Personal information
- Born: November 12, 2003 (age 22) West Bend, Wisconsin, United States
- Home town: West Bend, Wisconsin, United States

Sport
- Country: United States
- Sport: Snowboarding
- Events: Big air, slopestyle
- Club: Wisconsin Advanced Ski and Snowboard Program

= Courtney Rummel =

American professional snowboarder

Courtney Rummel (born November 12, 2003) is an American professional snowboarder, specializing in big air and slopestyle. Rummel was named to the US Team for the 2022 Winter Olympics, finishing 19th in the big air event and 17th in the slopestyle event. She also competed in the 2020 Winter Youth Olympics.

== Early life ==
Rummel was born to her mother, Kimberly Rummel, and father, John Rummel, on November 12, 2003.
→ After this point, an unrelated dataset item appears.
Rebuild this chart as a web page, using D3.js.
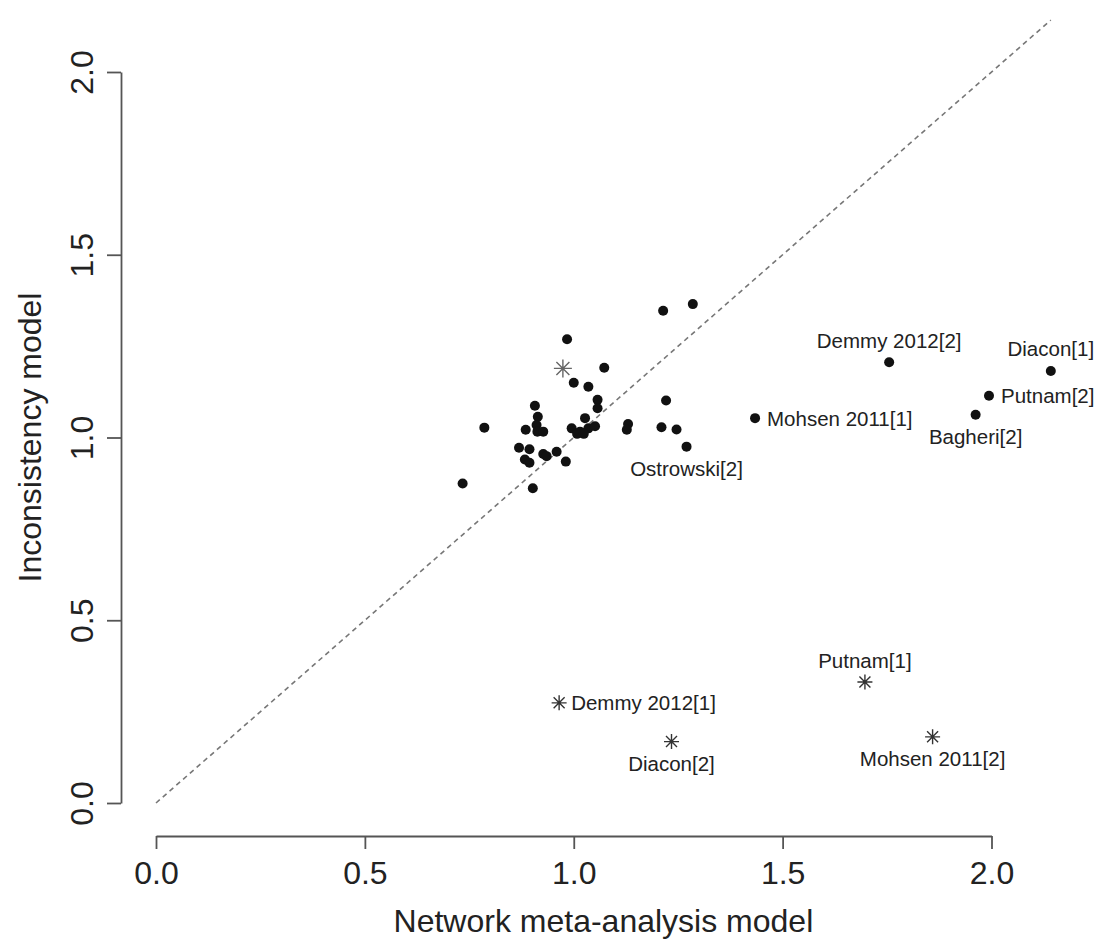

Rummel was inspired to start snowboarding after seeing her brother, Cole, win competitions. She would first make an appearance at Sunburst Ski Hill in Kewaskum, Wisconsin.

== Career ==

=== 2022 Winter Olympics ===
On January 23, she was announced to have been selected to be one of the 26 snowboarders for Team USA for the 2022 Winter Olympics. She would finish 19th in the big air event, failing to qualify, and 17th in the slopestyle event, also failing to qualify.

== Personal life ==
Rummel went to West Bend West High School. She has three sisters, Kelsey, Chloe, and Kendall, and one brother, Cole.